There’s two overall strengths in the book’s essay approach. First, as the book’s three co-editors observe in their introduction, “some readers will perhaps be provoked by the absence of certain voices and opinions” – which means the more shrill voices on either side of the issue (i.e. Greenpeace’s demand for a ban on all Arctic oil drilling) are skipped in favor of more realistic debate.
Second, the variety of authors – and even multiple essays by a single author – ensures a level of readability for all mindsets. Helgesen, for instance, contributes with the philosophical theory/science chapter (and revisits the theme again when ponding the church’s role), pens a first-person fable about “an arctic dove of peace” struggling to keep from starving, and provides an analysis of commercial activity in the Arctic where (get ready to pounce again skeptics) he essentially says coal mining in Svalbard isn’t that bad while calling for other areas and industries to limit their activities.
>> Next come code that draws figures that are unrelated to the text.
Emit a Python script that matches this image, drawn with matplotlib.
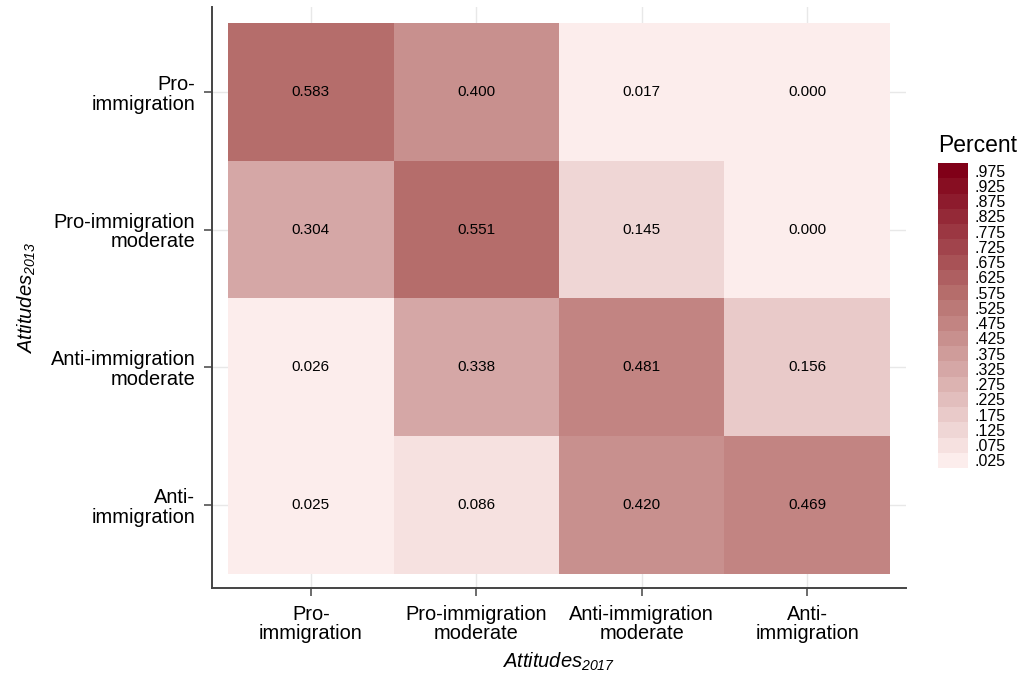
import numpy as np
import matplotlib
matplotlib.use("Agg")
import matplotlib.pyplot as plt
from matplotlib.colors import ListedColormap, BoundaryNorm

# ---- data ----
categories = ["Pro-\nimmigration", "Pro-immigration\nmoderate",
              "Anti-immigration\nmoderate", "Anti-\nimmigration"]
row0 = [0.583, 0.400, 0.017, 0.000]
row1 = [0.304, 0.551, 0.145, 0.000]
row2 = [0.026, 0.338, 0.481, 0.156]
row3 = [0.025, 0.086, 0.420, 0.469]
bin_edges = np.round(np.arange(0, 1.0001, 0.05), 3)
legend_labels = [".025", ".075", ".125", ".175", ".225", ".275", ".325", ".375",
                 ".425", ".475", ".525", ".575", ".625", ".675", ".725", ".775",
                 ".825", ".875", ".925", ".975"]

values = np.array([row0, row1, row2, row3])

# ---- style ----
plt.rcParams["font.family"] = ["Liberation Sans", "DejaVu Sans"]
plt.rcParams["mathtext.fontset"] = "custom"
plt.rcParams["mathtext.rm"] = "Liberation Sans:italic"
plt.rcParams["mathtext.it"] = "Liberation Sans:italic"

anchors_t = [0.0, 11 / 19, 1.0]
anchors_c = np.array([[252, 237, 236], [181, 109, 107], [128, 0, 24]]) / 255.0
n = len(bin_edges) - 1
ts = np.linspace(0, 1, n)
cols = np.stack([np.interp(ts, anchors_t, anchors_c[:, k]) for k in range(3)], axis=1)
cmap = ListedColormap(cols)
norm = BoundaryNorm(bin_edges, cmap.N)

fig = plt.figure(figsize=(10.22, 6.82), dpi=100)
W, H = 1022, 682
ax = fig.add_axes([212 / W, 1 - 588 / H, (906 - 212) / W, (588 - 7) / H])

ax.pcolormesh(np.arange(5) - 0.5, np.arange(5) - 0.5, values, cmap=cmap, norm=norm,
              zorder=2)
for i in range(values.shape[0]):
    for j in range(values.shape[1]):
        ax.text(j, i, f"{values[i, j]:.3f}", ha="center", va="center",
                fontsize=11, color="black", zorder=3)

ax.set_xlim(-0.597, 3.597)
ax.set_ylim(3.602, -0.616)
ax.set_xticks(range(4))
ax.set_yticks(range(4))
ax.set_xticklabels(categories, fontsize=14.4, linespacing=1.05)
ax.set_yticklabels(categories, fontsize=14.4, linespacing=1.05)
ax.grid(True, color="#e8e8e8", linewidth=1.0, zorder=0)
ax.set_axisbelow(True)
for s in ["top", "right"]:
    ax.spines[s].set_visible(False)
for s in ["left", "bottom"]:
    ax.spines[s].set_color("#444444")
    ax.spines[s].set_linewidth(1.4)
ax.tick_params(direction="out", length=6, width=1.1, color="#444444", pad=6)
ax.set_xlabel(r"$Attitudes_{2017}$", fontsize=14.5, labelpad=5)
ax.set_ylabel(r"$Attitudes_{2013}$", fontsize=14.5, labelpad=9)

# ---- legend ----
lax = fig.add_axes([938 / W, 1 - 468 / H, 30 / W, (468 - 163) / H])
centers = (bin_edges[:-1] + bin_edges[1:]) / 2
lax.pcolormesh([0, 1], bin_edges, centers.reshape(-1, 1), cmap=cmap, norm=norm)
lax.set_xlim(0, 1)
lax.set_ylim(0, 1)
for sp in lax.spines.values():
    sp.set_visible(False)
lax.set_xticks([])
lax.yaxis.tick_right()
lax.set_yticks(centers)
lax.set_yticklabels(legend_labels, fontsize=11.5)
lax.tick_params(axis="y", length=0, pad=5)
fig.text(978 / W, 1 - 145 / H, "Percent", ha="center", va="center", fontsize=16.5)

fig.savefig("out.png", dpi=100)
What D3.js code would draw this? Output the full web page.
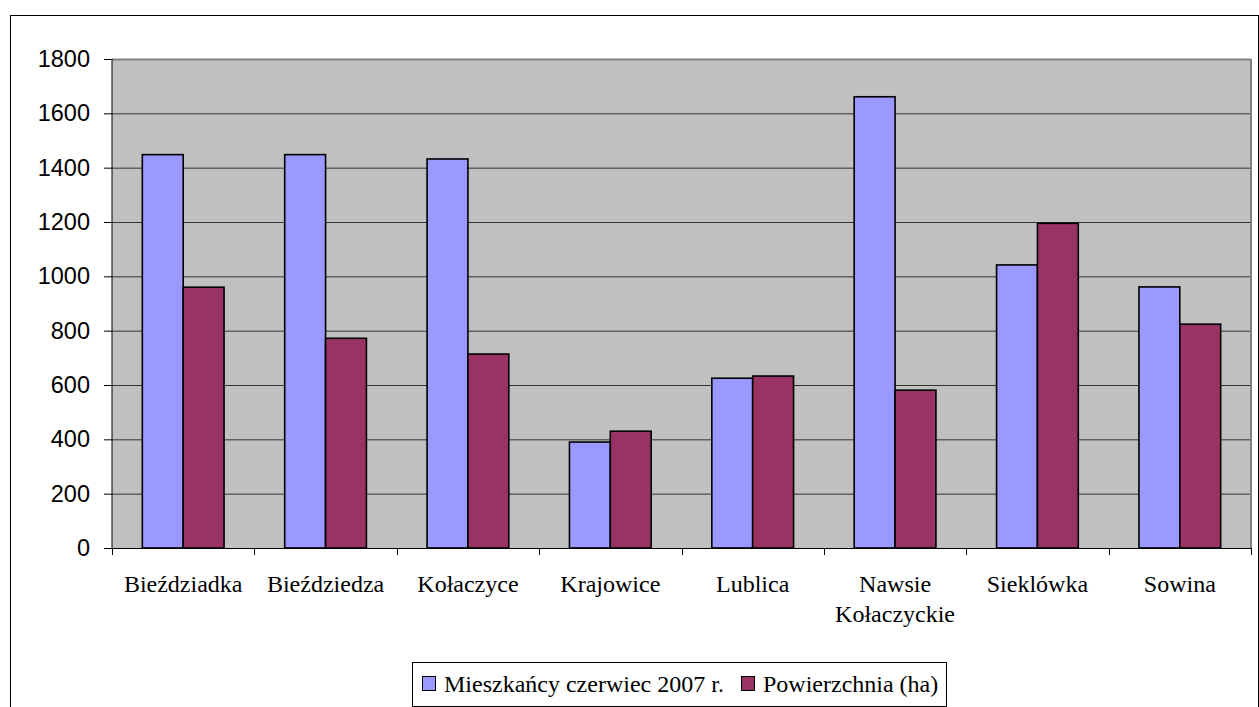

The weakness in the essay approach is predictable: much of what’s presented is repetitive. Various authors cover virtually every aspect of climate change as it relates to Svalbard, branching out into subjects like fossil erosion and the seed vault. But they almost by rote have to preface and support their presentations with oft-stated assertions (i.e. climate change is happening faster in the Arctic than anywhere else, to cite a simple and obvious example).
Most of the authors agree there aren’t easy ethical resolutions to the problems they present and, while acknowledging persuading doubters is difficult, continue to make the case action is necessary to shape prevailing opinions over the long-term, much like slavery.
One problem with that approach is, according to their own arguments, humanity can’t wait decades to act to prevent horrific consequences. A non-overbearing approach also means, as Holmén writes in the penultimate paragraph, “taking responsibility for the future is not done by pointing fingers at individuals, sectors or politicians. Climate change is a problem that requires the full commitment of elected and positive civilizations where all sectors, private and public, are devoted towards creating new alternatives and solutions.” And that, some climate activists will doubtless argue, is an ethically debatable conclusion in itself.